Book description
This new book by eminent scholar Michael Davidson gathers his essays
concerning formally innovative poetry from modernists such as Mina Loy,
George Oppen, and Wallace Stevens to current practitioners such as
Cristina Rivera-Garza, Heriberto Yepez, Lisa Robertson, and Mark Nowak.
The book considers poems that challenge traditional poetic forms and in
doing so trouble normative boundaries of sexuality, subjectivity,
gender, and citizenship. At the heart of each essay is a concern with
the "politics of form," the ways that poetry has been enlisted
in the constitution--and critique--of community. Davidson speculates on
the importance of developing cultural poetics as an antidote to the
personalist and expressivist treatment of postwar poetry.

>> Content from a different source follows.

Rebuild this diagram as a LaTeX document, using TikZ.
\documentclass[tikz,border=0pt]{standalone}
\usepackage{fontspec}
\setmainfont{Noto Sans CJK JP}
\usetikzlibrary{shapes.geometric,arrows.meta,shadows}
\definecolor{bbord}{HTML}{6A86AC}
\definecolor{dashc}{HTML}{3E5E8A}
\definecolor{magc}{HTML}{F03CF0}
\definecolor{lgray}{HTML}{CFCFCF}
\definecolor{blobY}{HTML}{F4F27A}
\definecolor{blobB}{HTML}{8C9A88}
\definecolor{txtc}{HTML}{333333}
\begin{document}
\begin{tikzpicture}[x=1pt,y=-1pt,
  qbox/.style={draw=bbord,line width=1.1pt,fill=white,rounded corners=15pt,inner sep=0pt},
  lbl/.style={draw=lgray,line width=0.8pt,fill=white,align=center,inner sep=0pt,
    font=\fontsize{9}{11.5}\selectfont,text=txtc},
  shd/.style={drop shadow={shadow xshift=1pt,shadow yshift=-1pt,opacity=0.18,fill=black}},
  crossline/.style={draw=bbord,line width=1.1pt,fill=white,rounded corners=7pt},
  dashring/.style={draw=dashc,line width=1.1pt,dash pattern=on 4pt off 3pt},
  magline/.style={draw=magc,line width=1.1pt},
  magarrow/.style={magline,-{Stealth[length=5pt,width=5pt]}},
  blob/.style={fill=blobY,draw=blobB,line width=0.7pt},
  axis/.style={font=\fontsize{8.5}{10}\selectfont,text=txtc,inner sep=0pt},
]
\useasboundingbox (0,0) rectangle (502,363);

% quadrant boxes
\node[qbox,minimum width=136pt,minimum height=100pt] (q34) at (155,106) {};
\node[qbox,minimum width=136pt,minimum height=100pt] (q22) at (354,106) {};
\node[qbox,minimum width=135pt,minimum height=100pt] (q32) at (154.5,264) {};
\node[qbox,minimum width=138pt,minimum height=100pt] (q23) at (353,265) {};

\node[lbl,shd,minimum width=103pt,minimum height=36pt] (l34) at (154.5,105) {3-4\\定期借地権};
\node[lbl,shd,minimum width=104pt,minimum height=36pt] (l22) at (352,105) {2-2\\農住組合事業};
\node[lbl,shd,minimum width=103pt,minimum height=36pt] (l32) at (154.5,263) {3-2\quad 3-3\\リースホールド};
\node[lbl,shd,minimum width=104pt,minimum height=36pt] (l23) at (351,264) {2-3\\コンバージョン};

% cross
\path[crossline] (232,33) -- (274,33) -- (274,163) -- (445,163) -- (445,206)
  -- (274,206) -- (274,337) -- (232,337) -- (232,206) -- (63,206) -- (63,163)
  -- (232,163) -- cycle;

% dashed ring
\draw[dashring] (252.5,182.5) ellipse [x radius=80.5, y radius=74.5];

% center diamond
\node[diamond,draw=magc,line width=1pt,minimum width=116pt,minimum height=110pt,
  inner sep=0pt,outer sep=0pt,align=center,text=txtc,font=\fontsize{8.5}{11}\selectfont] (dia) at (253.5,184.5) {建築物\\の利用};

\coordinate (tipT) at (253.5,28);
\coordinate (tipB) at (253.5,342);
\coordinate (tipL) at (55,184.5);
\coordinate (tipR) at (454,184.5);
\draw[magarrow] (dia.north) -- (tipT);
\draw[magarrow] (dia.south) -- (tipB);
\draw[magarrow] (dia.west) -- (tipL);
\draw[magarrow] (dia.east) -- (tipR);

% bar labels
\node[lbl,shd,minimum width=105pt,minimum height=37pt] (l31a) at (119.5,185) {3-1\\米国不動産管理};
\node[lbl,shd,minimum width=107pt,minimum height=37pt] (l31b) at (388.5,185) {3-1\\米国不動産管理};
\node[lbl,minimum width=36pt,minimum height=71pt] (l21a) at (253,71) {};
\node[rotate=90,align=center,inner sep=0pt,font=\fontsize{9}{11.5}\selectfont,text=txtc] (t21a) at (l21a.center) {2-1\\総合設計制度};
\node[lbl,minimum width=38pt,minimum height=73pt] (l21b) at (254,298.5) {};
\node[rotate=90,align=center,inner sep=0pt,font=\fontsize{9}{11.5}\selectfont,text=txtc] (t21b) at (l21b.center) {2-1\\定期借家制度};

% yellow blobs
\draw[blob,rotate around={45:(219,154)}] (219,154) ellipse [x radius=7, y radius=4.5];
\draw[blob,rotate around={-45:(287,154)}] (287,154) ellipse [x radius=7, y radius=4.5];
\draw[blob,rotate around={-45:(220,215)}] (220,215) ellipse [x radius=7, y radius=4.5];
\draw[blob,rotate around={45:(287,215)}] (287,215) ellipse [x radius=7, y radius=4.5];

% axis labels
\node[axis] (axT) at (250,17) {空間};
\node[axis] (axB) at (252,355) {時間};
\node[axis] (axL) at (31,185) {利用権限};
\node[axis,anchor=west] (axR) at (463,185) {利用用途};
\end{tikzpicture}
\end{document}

A
comprehensive and versatile collection, On the Outskirts of Form places
modern and contemporary poetics in a cultural context to reconsider the
role of cultural studies and globalization in poetry. "An astute
reader of late-20th-century American poetry, Davidson covers a lot of
ground, in terms of both composition and range of interest. ...
Recommended"--R. T. Prus, Choice Poet and scholar MICHAEL
DAVIDSON is Distinguished Professor of Literature at the University of
California, San Diego. He is the author of numerous books, most recently
Concerto for the Left Hand: Disability and the Defamiliar Body.